INFORMATION PROVIDED:
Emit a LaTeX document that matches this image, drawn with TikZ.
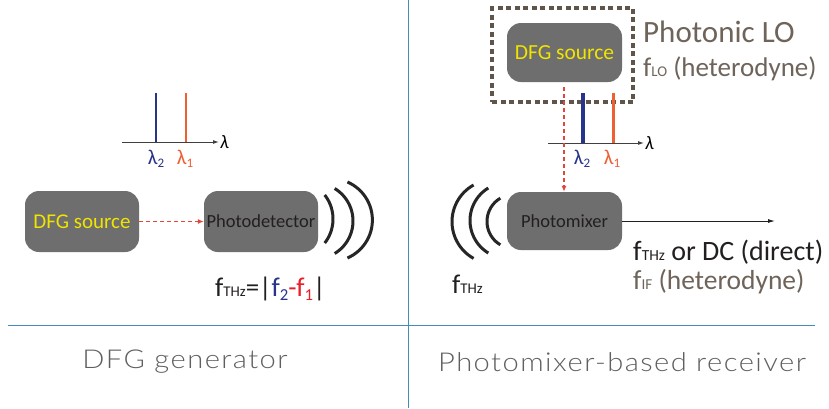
\documentclass[tikz,border=0pt]{standalone}
\usepackage{fontspec}
\usepackage{graphicx}
\setmainfont{Carlito}
\newfontfamily\thinfont[LetterSpace=5]{Lato Light}
\usetikzlibrary{arrows.meta}
\definecolor{boxgray}{RGB}{110,110,110}
\definecolor{srcyellow}{RGB}{240,228,0}
\definecolor{lblue}{RGB}{40,52,140}
\definecolor{lorange}{RGB}{238,95,50}
\definecolor{fred}{RGB}{235,30,40}
\definecolor{arrred}{RGB}{225,70,60}
\definecolor{browngray}{RGB}{110,100,90}
\definecolor{framebrown}{RGB}{95,85,75}
\definecolor{divider}{RGB}{70,140,185}
\definecolor{captiongray}{RGB}{95,95,95}
\definecolor{inkblack}{RGB}{35,31,32}
\newcommand\lowsub[1]{\scalebox{0.55}{#1}}
\newcommand\numsub[1]{\raisebox{-0.15em}{\scalebox{0.62}{#1}}}
\newcommand\widecap[1]{\scalebox{1.12}[1]{#1}}
\begin{document}
\begin{tikzpicture}[x=1pt,y=-1pt,
  srcbox/.style={rounded corners=14pt, fill=boxgray, draw=none, inner sep=0pt, text=inkblack},
  redarrow/.style={draw=arrred, line width=1.3pt, dash pattern=on 4pt off 3pt, -{Latex[length=6pt,width=5pt]}},
  outarrow/.style={draw=inkblack, line width=0.9pt, -{Latex[length=7pt,width=4pt]}},
  axisline/.style={draw=black!75, line width=1pt, -{Latex[length=6pt,width=4pt]}},
  wave/.style={draw=black!85, line width=3pt},
  framebox/.style={draw=framebrown, line width=3.5pt, dash pattern=on 5pt off 3.5pt, inner sep=0pt},
  caption/.style={font=\thinfont\fontsize{26}{29}\selectfont, text=captiongray},
  plain/.style={anchor=base west, inner sep=0pt, text=inkblack},
  lamlabel/.style={font=\fontsize{21}{24}\selectfont}
]
\useasboundingbox (0,0) rectangle (829,408);
\fill[white] (0,0) rectangle (829,408);

% dividers
\draw[divider, line width=0.9pt] (408,0) -- (408,408);
\draw[divider, line width=0.9pt] (8,325) -- (815,325);

% ---------- left: DFG generator ----------
\coordinate (axL0) at (122,142);
\coordinate (axL1) at (219,142);
\draw[lblue, line width=2.5pt] (156,93) -- (156,142);
\draw[lorange, line width=2.5pt] (186,93) -- (186,142);
\draw[axisline] (axL0) -- (axL1);
\node[anchor=west, inner sep=1pt, font=\fontsize{19}{22}\selectfont\itshape] (lamL) at (axL1) {λ};
\node[text=lblue, lamlabel] (l2L) at (156,159) {λ\numsub{2}};
\node[text=lorange, lamlabel] (l1L) at (185,159) {λ\numsub{1}};

\node[srcbox, minimum width=114pt, minimum height=61pt] (srcL) at (82,221.5)
  {\fontsize{21}{24}\selectfont\color{srcyellow}DFG source};
\node[srcbox, minimum width=114pt, minimum height=61pt] (pd) at (261,221.5)
  {\fontsize{18.5}{22}\selectfont Photodetector};
\draw[redarrow] (srcL) -- (pd);

\draw[wave] plot[domain=-38:38, samples=30] ({294+39*cos(\x)},{219+39*sin(\x)});
\draw[wave] plot[domain=-58.8:58.8, samples=30] ({315+38*cos(\x)},{221+38*sin(\x)});
\draw[wave] plot[domain=-66.6:66.6, samples=30] ({331+41.4*cos(\x)},{220+41.4*sin(\x)});

\node[plain, font=\fontsize{27}{30}\selectfont] (fthzL) at (215,296)
  {f\lowsub{THz}=|{\color{lblue}f\numsub{2}}{\color{fred}-f\numsub{1}}|};

\node[caption] (capL) at (185,362) {\widecap{DFG generator}};

% ---------- right: photomixer receiver ----------
\node[framebox, minimum width=141pt, minimum height=94pt] (lo) at (562.5,55) {};
\node[srcbox, minimum width=115pt, minimum height=59pt] (srcR) at (564.5,52.5)
  {\fontsize{21.5}{24}\selectfont\color{srcyellow}DFG source};
\node[plain, text=browngray, font=\fontsize{31}{34}\selectfont] (plo) at (643,42) {Photonic LO};
\node[plain, text=browngray, font=\fontsize{27}{30}\selectfont] (flo) at (643,76) {f\lowsub{LO} (heterodyne)};

\coordinate (axR0) at (548,143);
\coordinate (axR1) at (644,143);
\draw[lblue, line width=3.5pt] (583,93) -- (583,143);
\draw[lorange, line width=3pt] (613,93) -- (613,143);
\draw[axisline] (axR0) -- (axR1);
\node[anchor=west, inner sep=1pt, font=\fontsize{19}{22}\selectfont\itshape] (lamR) at (axR1) {λ};
\node[text=lblue, lamlabel] (l2R) at (582,159) {λ\numsub{2}};
\node[text=lorange, lamlabel] (l1R) at (612,159) {λ\numsub{1}};

\node[srcbox, minimum width=115pt, minimum height=58pt] (pm) at (564.5,221)
  {\fontsize{18.5}{22}\selectfont Photomixer};
\coordinate (loout) at (564,87);
\draw[redarrow] (loout) -- (loout |- pm.north);
\coordinate (outend) at (775,221);
\draw[outarrow] (pm.east) -- (outend);

\draw[wave] plot[domain=120.4:239.6, samples=30] ({514+27*cos(\x)},{221.5+27*sin(\x)});
\draw[wave] plot[domain=121.2:238.8, samples=30] ({508+38*cos(\x)},{220.5+38*sin(\x)});
\draw[wave] plot[domain=119.1:240.9, samples=30] ({494+42*cos(\x)},{221.7+42*sin(\x)});

\node[plain, font=\fontsize{27}{30}\selectfont] (fthzR) at (452,293) {f\lowsub{THz}};
\node[plain, font=\fontsize{28}{31}\selectfont] (fout) at (633,260) {f\lowsub{THz} or DC (direct)};
\node[plain, text=browngray, font=\fontsize{27.5}{30}\selectfont] (fif) at (633,289) {f\lowsub{IF} (heterodyne)};

\node[caption] (capR) at (622,362) {\widecap{Photomixer-based receiver}};
\end{tikzpicture}
\end{document}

EXERCISE DETAILS: Omit every picture, then repeat the remaining data exactly as it appears above.

TASK RESPONSE:
Emit a LaTeX document that matches this image, drawn with TikZ.
\documentclass[tikz,border=0pt]{standalone}
\usepackage{fontspec}
\usepackage{graphicx}
\setmainfont{Carlito}
\newfontfamily\thinfont[LetterSpace=5]{Lato Light}
\usetikzlibrary{arrows.meta}
\definecolor{boxgray}{RGB}{110,110,110}
\definecolor{srcyellow}{RGB}{240,228,0}
\definecolor{lblue}{RGB}{40,52,140}
\definecolor{lorange}{RGB}{238,95,50}
\definecolor{fred}{RGB}{235,30,40}
\definecolor{arrred}{RGB}{225,70,60}
\definecolor{browngray}{RGB}{110,100,90}
\definecolor{framebrown}{RGB}{95,85,75}
\definecolor{divider}{RGB}{70,140,185}
\definecolor{captiongray}{RGB}{95,95,95}
\definecolor{inkblack}{RGB}{35,31,32}
\newcommand\lowsub[1]{\scalebox{0.55}{#1}}
\newcommand\numsub[1]{\raisebox{-0.15em}{\scalebox{0.62}{#1}}}
\newcommand\widecap[1]{\scalebox{1.12}[1]{#1}}
\begin{document}
\begin{tikzpicture}[x=1pt,y=-1pt,
  srcbox/.style={rounded corners=14pt, fill=boxgray, draw=none, inner sep=0pt, text=inkblack},
  redarrow/.style={draw=arrred, line width=1.3pt, dash pattern=on 4pt off 3pt, -{Latex[length=6pt,width=5pt]}},
  outarrow/.style={draw=inkblack, line width=0.9pt, -{Latex[length=7pt,width=4pt]}},
  axisline/.style={draw=black!75, line width=1pt, -{Latex[length=6pt,width=4pt]}},
  wave/.style={draw=black!85, line width=3pt},
  framebox/.style={draw=framebrown, line width=3.5pt, dash pattern=on 5pt off 3.5pt, inner sep=0pt},
  caption/.style={font=\thinfont\fontsize{26}{29}\selectfont, text=captiongray},
  plain/.style={anchor=base west, inner sep=0pt, text=inkblack},
  lamlabel/.style={font=\fontsize{21}{24}\selectfont}
]
\useasboundingbox (0,0) rectangle (829,408);
\fill[white] (0,0) rectangle (829,408);

% dividers
\draw[divider, line width=0.9pt] (408,0) -- (408,408);
\draw[divider, line width=0.9pt] (8,325) -- (815,325);

% ---------- left: DFG generator ----------
\coordinate (axL0) at (122,142);
\coordinate (axL1) at (219,142);
\draw[lblue, line width=2.5pt] (156,93) -- (156,142);
\draw[lorange, line width=2.5pt] (186,93) -- (186,142);
\draw[axisline] (axL0) -- (axL1);
\node[anchor=west, inner sep=1pt, font=\fontsize{19}{22}\selectfont\itshape] (lamL) at (axL1) {λ};
\node[text=lblue, lamlabel] (l2L) at (156,159) {λ\numsub{2}};
\node[text=lorange, lamlabel] (l1L) at (185,159) {λ\numsub{1}};

\node[srcbox, minimum width=114pt, minimum height=61pt] (srcL) at (82,221.5)
  {\fontsize{21}{24}\selectfont\color{srcyellow}DFG source};
\node[srcbox, minimum width=114pt, minimum height=61pt] (pd) at (261,221.5)
  {\fontsize{18.5}{22}\selectfont Photodetector};
\draw[redarrow] (srcL) -- (pd);

\draw[wave] plot[domain=-38:38, samples=30] ({294+39*cos(\x)},{219+39*sin(\x)});
\draw[wave] plot[domain=-58.8:58.8, samples=30] ({315+38*cos(\x)},{221+38*sin(\x)});
\draw[wave] plot[domain=-66.6:66.6, samples=30] ({331+41.4*cos(\x)},{220+41.4*sin(\x)});

\node[plain, font=\fontsize{27}{30}\selectfont] (fthzL) at (215,296)
  {f\lowsub{THz}=|{\color{lblue}f\numsub{2}}{\color{fred}-f\numsub{1}}|};

\node[caption] (capL) at (185,362) {\widecap{DFG generator}};

% ---------- right: photomixer receiver ----------
\node[framebox, minimum width=141pt, minimum height=94pt] (lo) at (562.5,55) {};
\node[srcbox, minimum width=115pt, minimum height=59pt] (srcR) at (564.5,52.5)
  {\fontsize{21.5}{24}\selectfont\color{srcyellow}DFG source};
\node[plain, text=browngray, font=\fontsize{31}{34}\selectfont] (plo) at (643,42) {Photonic LO};
\node[plain, text=browngray, font=\fontsize{27}{30}\selectfont] (flo) at (643,76) {f\lowsub{LO} (heterodyne)};

\coordinate (axR0) at (548,143);
\coordinate (axR1) at (644,143);
\draw[lblue, line width=3.5pt] (583,93) -- (583,143);
\draw[lorange, line width=3pt] (613,93) -- (613,143);
\draw[axisline] (axR0) -- (axR1);
\node[anchor=west, inner sep=1pt, font=\fontsize{19}{22}\selectfont\itshape] (lamR) at (axR1) {λ};
\node[text=lblue, lamlabel] (l2R) at (582,159) {λ\numsub{2}};
\node[text=lorange, lamlabel] (l1R) at (612,159) {λ\numsub{1}};

\node[srcbox, minimum width=115pt, minimum height=58pt] (pm) at (564.5,221)
  {\fontsize{18.5}{22}\selectfont Photomixer};
\coordinate (loout) at (564,87);
\draw[redarrow] (loout) -- (loout |- pm.north);
\coordinate (outend) at (775,221);
\draw[outarrow] (pm.east) -- (outend);

\draw[wave] plot[domain=120.4:239.6, samples=30] ({514+27*cos(\x)},{221.5+27*sin(\x)});
\draw[wave] plot[domain=121.2:238.8, samples=30] ({508+38*cos(\x)},{220.5+38*sin(\x)});
\draw[wave] plot[domain=119.1:240.9, samples=30] ({494+42*cos(\x)},{221.7+42*sin(\x)});

\node[plain, font=\fontsize{27}{30}\selectfont] (fthzR) at (452,293) {f\lowsub{THz}};
\node[plain, font=\fontsize{28}{31}\selectfont] (fout) at (633,260) {f\lowsub{THz} or DC (direct)};
\node[plain, text=browngray, font=\fontsize{27.5}{30}\selectfont] (fif) at (633,289) {f\lowsub{IF} (heterodyne)};

\node[caption] (capR) at (622,362) {\widecap{Photomixer-based receiver}};
\end{tikzpicture}
\end{document}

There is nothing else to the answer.